The overwhelming reaction from Muslim communities to the brutal killing on Wednesday has been one of horror, compounded by fears of a backlash.
“These men have insulted Allah (God) and dishonored our faith ... There will no doubt be a lot of soul-searching about why these individuals do what they do,” Farooq Murad, head of the Muslim Council of Britain, said in a news conference.
Abu Khaled said it was probably Western treatment of Muslim life as “collateral damage” in conflicts in Afghanistan and Iraq that triggered Wednesday’s crazed attack in Woolwich, southeast London.
In a video of the killing, one of the two suspects, named by local media as Londoner Michael Adebolajo, 28, said he did it because “Muslims are dying every day” and that the soldier’s death was a “tooth for a tooth, an eye for an eye”.
For east London housewife Muna Hussein, 35, nothing could justify such an act.
“That man was slaughtered like a goat. I was shocked. I couldn’t sleep. I was afraid to leave the house in case people attacked me for wearing a headscarf,” she said.

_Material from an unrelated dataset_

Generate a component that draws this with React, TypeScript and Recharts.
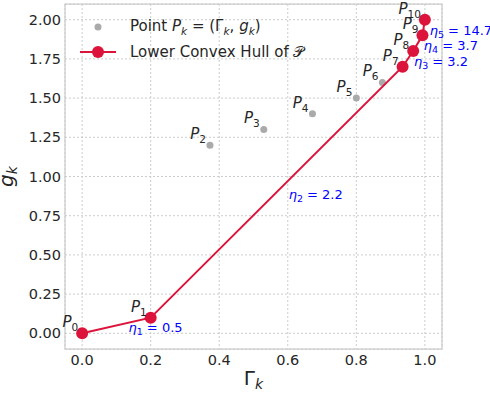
import React from "react";
import {
    ScatterChart,
    Scatter,
    XAxis,
    YAxis,
    CartesianGrid,
    ReferenceArea,
} from "recharts";

// values
const gammaValues = [0, 0.2, 0.373, 0.53, 0.672, 0.8, 0.876, 0.935, 0.966, 0.993, 1.0];
const gValues = [0, 0.1, 1.2, 1.3, 1.4, 1.5, 1.6, 1.7, 1.8, 1.9, 2.0];
const hullIndices = [0, 1, 7, 8, 9, 10];
const etaLabels = ["0.5", "2.2", "3.2", "3.7", "14.7"];
const xTicks = [0, 0.2, 0.4, 0.6, 0.8, 1.0];
const yTicks = [0, 0.25, 0.5, 0.75, 1.0, 1.25, 1.5, 1.75, 2.0];

const FONT = "'DejaVu Sans', sans-serif";
const RED = "#DC143C";
const GRAY = "#aaaaaa";
const TEXT = "#262626";

const points = gammaValues.map((x, k) => ({ x, y: gValues[k], k }));
const hull = hullIndices.map((i) => points[i]);
const etaPoints = hull.slice(1).map((p, i) => ({
    x: (p.x + hull[i].x) / 2,
    y: (p.y + hull[i].y) / 2,
    i: i + 1,
    label: etaLabels[i],
}));

const PLabel = (props: any) => {
    const { cx, cy, payload } = props;
    return (
        <text x={cx - 4} y={cy - 6} textAnchor="end" fontFamily={FONT} fontSize={15} fill={TEXT}>
            <tspan fontStyle="italic">P</tspan>
            <tspan fontSize={10.5} dy={4}>{payload.k}</tspan>
        </text>
    );
};

const EtaLabel = (props: any) => {
    const { cx, cy, payload } = props;
    // the long segments get their label a bit further from the midpoint
    const dx = payload.i <= 2 ? 12 : 6;
    return (
        <text x={cx + dx} y={cy + 7} fontFamily={FONT} fontSize={13} fill="blue">
            <tspan fontStyle="italic">η</tspan>
            <tspan fontSize={9.5} dy={3}>{payload.i}</tspan>
            <tspan dy={-3}> = {payload.label}</tspan>
        </text>
    );
};

const XLabel = (props: any) => {
    const { x, y, width } = props.viewBox;
    return (
        <text x={x + width / 2} y={y + 36} textAnchor="middle" fontFamily={FONT} fontSize={20} fill={TEXT}>
            <tspan>Γ</tspan>
            <tspan fontSize={14} dy={4} fontStyle="italic">k</tspan>
        </text>
    );
};

const YLabel = (props: any) => {
    const { x, y, height } = props.viewBox;
    const cx = x - 7;
    const cy = y + height / 2;
    return (
        <text x={cx} y={cy} textAnchor="middle" transform={`rotate(-90 ${cx} ${cy})`} fontFamily={FONT} fontSize={20} fill={TEXT}>
            <tspan fontStyle="italic">g</tspan>
            <tspan fontSize={14} dy={4} fontStyle="italic">k</tspan>
        </text>
    );
};

const Legend = () => (
    <div style={{ position: "absolute", left: 78, top: 14, fontFamily: FONT, fontSize: 15, color: TEXT }}>
        <div style={{ display: "flex", alignItems: "center", height: 25 }}>
            <svg width={40} height={20}>
                <circle cx={20} cy={10} r={3.5} fill={GRAY} />
            </svg>
            <span style={{ marginLeft: 12 }}>
                Point <i>P</i><sub style={{ fontSize: 10.5 }}><i>k</i></sub> = (Γ<sub style={{ fontSize: 10.5 }}><i>k</i></sub>, <i>g</i><sub style={{ fontSize: 10.5 }}><i>k</i></sub>)
            </span>
        </div>
        <div style={{ display: "flex", alignItems: "center", height: 25 }}>
            <svg width={40} height={20}>
                <line x1={2} x2={38} y1={10} y2={10} stroke={RED} strokeWidth={2} />
                <circle cx={20} cy={10} r={6} fill={RED} />
            </svg>
            <span style={{ marginLeft: 12 }}>Lower Convex Hull of 𝒫</span>
        </div>
    </div>
);

export default function App() {
    return (
        <div style={{ position: "absolute", left: 0, top: 0, width: 490, height: 396, background: "#fff" }}>
            <ScatterChart width={490} height={396} margin={{ top: 4, right: 48, left: 20, bottom: 17 }}>
                <CartesianGrid stroke="#cccccc" strokeDasharray="2 2" />
                <ReferenceArea x1={-0.05} x2={1.05} y1={-0.1} y2={2.1} fill="none" stroke="#cccccc" strokeWidth={1.25} />
                <XAxis
                    type="number"
                    dataKey="x"
                    domain={[-0.05, 1.05]}
                    ticks={xTicks}
                    tickFormatter={(v: number) => v.toFixed(1)}
                    axisLine={false}
                    tickLine={false}
                    tickSize={0}
                    tickMargin={6}
                    height={30}
                    tick={{ fontFamily: FONT, fontSize: 14.5, fill: TEXT }}
                    label={{ content: XLabel }}
                />
                <YAxis
                    type="number"
                    dataKey="y"
                    domain={[-0.1, 2.1]}
                    ticks={yTicks}
                    tickFormatter={(v: number) => v.toFixed(2)}
                    axisLine={false}
                    tickLine={false}
                    tickSize={0}
                    tickMargin={4}
                    width={45}
                    tick={{ fontFamily: FONT, fontSize: 14.5, fill: TEXT }}
                    label={{ content: YLabel }}
                />
                <Scatter data={points} fill={GRAY} isAnimationActive={false}
                    shape={(p: any) => <circle cx={p.cx} cy={p.cy} r={3.5} fill={GRAY} />} />
                <Scatter data={hull} fill={RED} isAnimationActive={false}
                    line={{ stroke: RED, strokeWidth: 2 }}
                    shape={(p: any) => <circle cx={p.cx} cy={p.cy} r={6} fill={RED} />} />
                <Scatter data={points} isAnimationActive={false} shape={PLabel} />
                <Scatter data={etaPoints} isAnimationActive={false} shape={EtaLabel} />
            </ScatterChart>
            <Legend />
        </div>
    );
}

Abu Khaled’s chief concern now is for his extended family, who live in the east London district of Barking, a bastion of the English Defense League, a far-right group that opposes what it sees as the spread of Islamic extremism in Britain, which on Wednesday took to the streets in protest.
“The terrible events in Woolwich today were a reminder of something very few are willing to accept: we are at war ... in defense of our culture, our rights, our freedom and our country,” the group said on its website.
The East London Mosque’s Facebook page is now littered with threats and xenophobic comments, and two other mosques have been attacked. The East London Mosque also houses a Muslim center, and is involved in combating extremist teaching.
“The mosque and center is between a rock and a hard place ... We’re trying to fight off two kind of extremist groups - the far right, and we’re trying to fight off these extremist groups within our own community,” spokesman Salman Farsi said, adding that fear had spread through British Muslim communities.
The center said state support had been lacking since David Cameron’s coalition government came to power in 2010, embarking on a tough austerity drive to fix a big budget deficit.
In recent years party leaders have also toughened their rhetoric on immigration.
“The coalition has just cut connections with the Muslim community. It’s almost like they don’t want to engage. Money’s gone to think-tanks over grass roots and frontline work. And that’s one of the reasons you see trouble on the streets,” said Shaynul Khan, another mosque spokesman.
Farsi said his center was battling against figures such as Anjem Choudary, the head of a banned British radical Islamist group, who told Reuters he knew Adebolajo and declined to condemn his attack, blaming it on “British foreign policy”.
One of Choudary’s fellow preachers Abu Abdullah Al-Britani, who gives sermons calling for the end of western democracy and for the introduction of sharia law, said the killing was a natural reaction to what Britain was doing overseas.
“Nobody wants to see this; we want to live in peace, in harmony, but we can’t do that if the British are going to be going around butting their noses into other people’s business,” he told Reuters.
Choudary and al-Britani appear to have some sympathizers.
“Police always pull me aside at airports and ask me whether I know any terrorists. I say I do, and their eyes go wide,” Abu Khaled said.
“I say George Bush and Tony Blair,” he said, referring to the former U.S. and British leaders behind the 2003 Iraq war.